Rapping it up in suburbia

Picture: Robert Duncan

Champagne? Old hat! If you want to appear rapster cool, it's the French brandy known as cognac that you should be seen drinking, not champers.

Take Jay Z.

When the US rapper collected three gongs at last year's Grammy awards he was photographed drinking cognac from one of his trophies.

Years earlier, Busta Rhymes and P. Diddy had a number called Pass the Courvoisier with references to cognac brands such as Hennessy and Remy Martin as well as Courvoisier.

Now, the drink of choice of these aspirational trendsetters in the predominantly African-American music genre appears to be influencing young male drinkers.

Liquor Barons general manager Chris O'Brien reports robust sales of this niche product in suburbs not normally associated with expensive spirits.
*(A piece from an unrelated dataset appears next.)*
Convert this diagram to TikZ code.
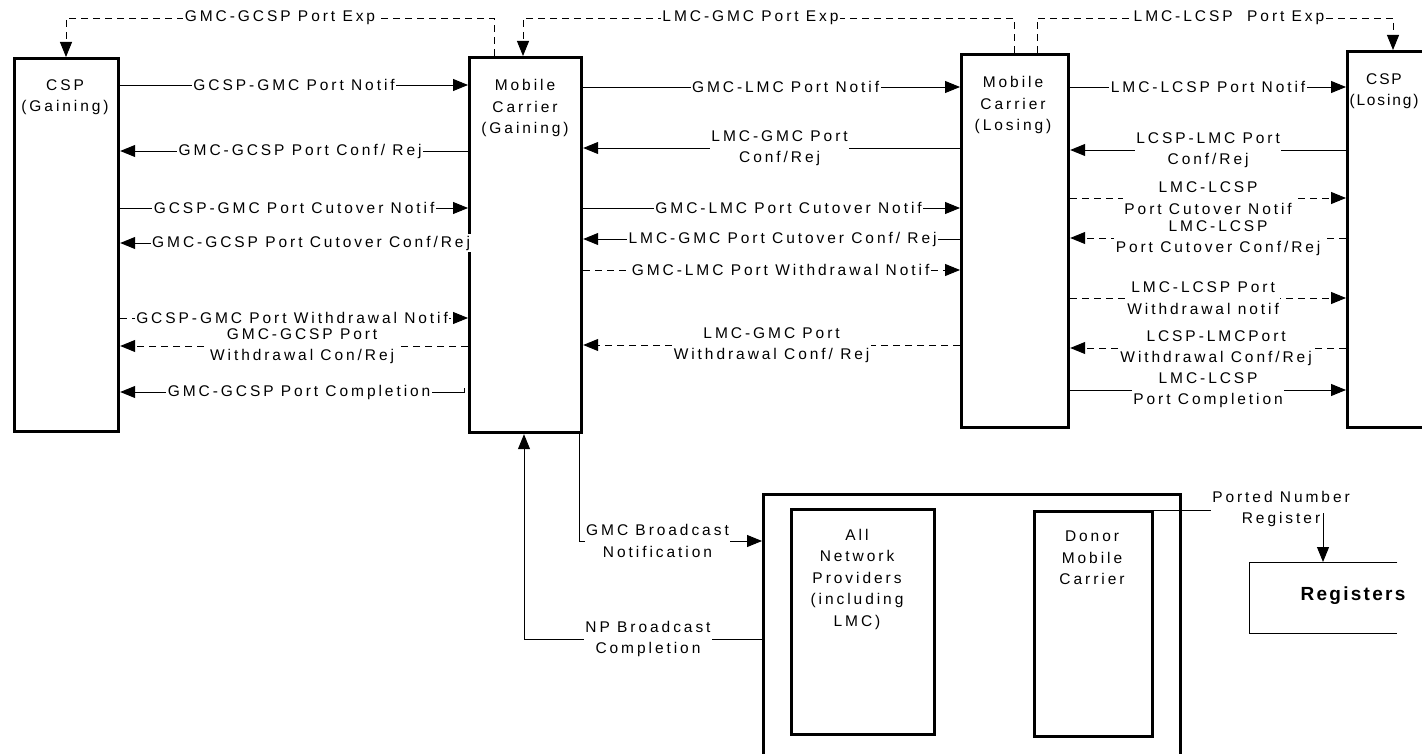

"It's more pronounced in that south-east corridor but there's no doubt that in other areas we traditionally would associate with mainstream beer and budget spirits, we see this anomaly of an increase in the sale in cognacs," Mr O'Brien said, though he stressed the level of sales was still low.

"Companies that sell these premium and prestige cognacs traditionally don't service those parts of the metropolitan area but they're getting calls saying 'We need a few cases' and it's a bit of a surprise."

There are several grades of cognac, which is made only in one part of France. These include VS, which stands for Very Special, VSOP for Very Special Old Pale and XO, which means Extra Old. Prices start at about $65 a bottle.

Mr O'Brien said brandy sales in general were stagnating and few consumers were emerging to replace the typically older brandy drinker.

"But cognac is a different story," he said.

"We're getting various cultural groups becoming attracted to the product because of its aspirational nature."

Jeffrey Digwood, who has owned Liquor Barons Kenwick for 30 years, said cognac had long been favoured by mature-aged people of Chinese and Burmese descent. But the new buyers were more likely to be 23 to 30-year-olds of Chinese descent.

"You wouldn't have seen that six or 12 months ago," Mr Digwood said.

"It started as a seed and it's grown into a bush."

Though cognac remained a small part of turnover, he suggested its sales had risen by at least 20 per cent, with the younger buyers responsible for virtually all this growth. "I largely put this down to that demographic being more interested in quality over quantity," he said.

The owner of Liquor Barons Yanchep, Peter Maddalena, said Asian and African communities were by far the biggest purchasers of cognac and this had been the case for years.

"Cognac seems to be on the lift, although from a very low base," Mr Maddalena said.

Brandy sales, however, were declining.